As the majority points out, Bosch contends that, in addition to the loss of market share, it has suffered irreparable harm in the form of price erosion, loss of customers, and loss of access to potential customers, issues on which the district court made no explicit findings. The majority concludes that Bosch made a prima facie showing on each of those issues and that because Pylon did not rebut that showing, those issues can be conclusively resolved against Pylon. I disagree with that approach to the resolution of those factual issues. Bosch’s evidence on those issues was far from compelling; it is certainly incumbent upon the district court to consider that evidence, and it may be that the district court will find it persuasive. But that evidence was not so clear-cut that those issues can be resolved based on a shifting of the burden of proof. The evidence presents factual issues for the district court to resolve, and we should direct that court to resolve those issues rather than reaching out to decide those issues ourselves without the aid of the pertinent factual analysis by the district court.

Finally, there is a live issue as to the effect of the size and diversity of the two *1159parties: Bosch is large, and its wiper blade sales are only a small part of its business, while Pylon is small and wiper blades account for all of its sales.

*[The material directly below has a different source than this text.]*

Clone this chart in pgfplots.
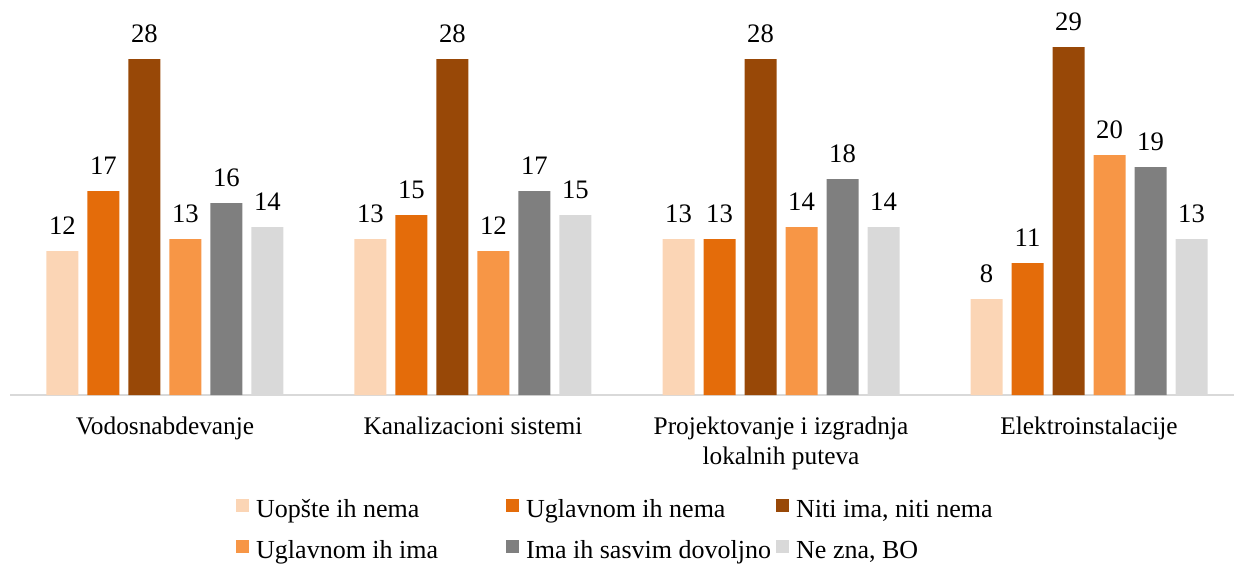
\documentclass[border=0pt]{standalone}
\usepackage{fontspec}
\setmainfont{Liberation Serif}
\usepackage{pgfplots}
\usepackage{pgfplotstable}
\pgfplotsset{compat=1.18}

\definecolor{cA}{HTML}{FBD5B5}
\definecolor{cB}{HTML}{E46C0A}
\definecolor{cC}{HTML}{984807}
\definecolor{cD}{HTML}{F79646}
\definecolor{cE}{HTML}{7F7F7F}
\definecolor{cF}{HTML}{D9D9D9}

% group, then the six answers
\pgfplotstableread{
x a b c d e f
0 12 17 28 13 16 14
1 13 15 28 12 17 15
2 13 13 28 14 18 14
3 8 11 29 20 19 13
}\datatable

\newcommand{\legbox}[1]{\makebox[187.5pt][l]{#1}}

\begin{document}
\begin{tikzpicture}
\useasboundingbox (0,0) rectangle (925.5pt,423.75pt);
\begin{axis}[
  at={(7.5pt,127.5pt)}, anchor=south west,
  scale only axis,
  width=918pt, height=296.25pt,
  ybar=6.75pt, bar width=24pt,
  xmin=-0.5032, xmax=3.4708,
  ymin=0, ymax=32.917,
  axis x line*=bottom, axis y line=none,
  axis line style={draw=cF, line width=1.5pt},
  xtick={0,1,2,3},
  xticklabels={Vodosnabdevanje, Kanalizacioni sistemi, {Projektovanje i izgradnja\\lokalnih puteva}, Elektroinstalacije},
  major tick length=0pt,
  xticklabel style={align=center, font=\fontsize{19}{23}\selectfont, inner sep=0pt, yshift=-16pt},
  ytick=\empty,
  clip=false,
  /pgf/number format/assume math mode=true,
  nodes near coords,
  every node near coord/.append style={font=\fontsize{20}{24}\selectfont, inner sep=0pt, yshift=12pt, black},
  legend columns=3,
  legend cell align=left,
  legend style={at={(0.1846,-0.258)}, anchor=north west, draw=none, inner sep=0pt,
    font=\fontsize{19.5}{24}\selectfont, row sep=11pt,
    nodes={inner sep=0pt, text height=15pt, text depth=5pt},
    /tikz/column 1/.style={column sep=5.25pt},
    /tikz/column 3/.style={column sep=5.25pt},
    /tikz/column 5/.style={column sep=5.25pt}},
  legend image code/.code={\fill[#1,draw=none] (0pt,-1pt) rectangle (9.75pt,8.75pt);},
]
\addplot[fill=cA, draw=none] table[x=x, y=a] {\datatable};
\addplot[fill=cB, draw=none] table[x=x, y=b] {\datatable};
\addplot[fill=cC, draw=none] table[x=x, y=c] {\datatable};
\addplot[fill=cD, draw=none] table[x=x, y=d] {\datatable};
\addplot[fill=cE, draw=none] table[x=x, y=e] {\datatable};
\addplot[fill=cF, draw=none] table[x=x, y=f] {\datatable};
\legend{\legbox{Uopšte ih nema}, \legbox{Uglavnom ih nema}, {Niti ima, niti nema}, \legbox{Uglavnom ih ima}, \legbox{Ima ih sasvim dovoljno}, {Ne zna, BO}}
\end{axis}
\end{tikzpicture}
\end{document}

The district court regarded those facts as cutting against the issuance of an injunction on the ground that the economic impact of the lost sales would not result in irreparable harm to Bosch. The majority is correct that harm may be comparatively small but still irreparable — if, for example, Pylon is financially unable to compensate Bosch for its losses from Pylon’s ongoing infringement. But the respective size of the two parties affects another factor bearing on whether the injunction should be granted: the balance of hardships. As to that issue, the majority simply says that a party cannot escape an injunction just because it is small, and that requiring Bosch “to compete against its own patented invention” is a hardship in itself. While that may be true so far as it goes, the respective impact of an injunction on the parties is an important equitable consideration, and the impact of the injunction on each party can be significantly affected by their respective size and the nature of their business. That is not to say that the balance of hardships will necessarily favor Pylon, but only that the considerations to which Pylon points are legitimate factors bearing on the balance of hardships. It is the district court, not this court, that should consider those factors and weigh them in the overall equitable balance. To that extent, I respectfully dissent.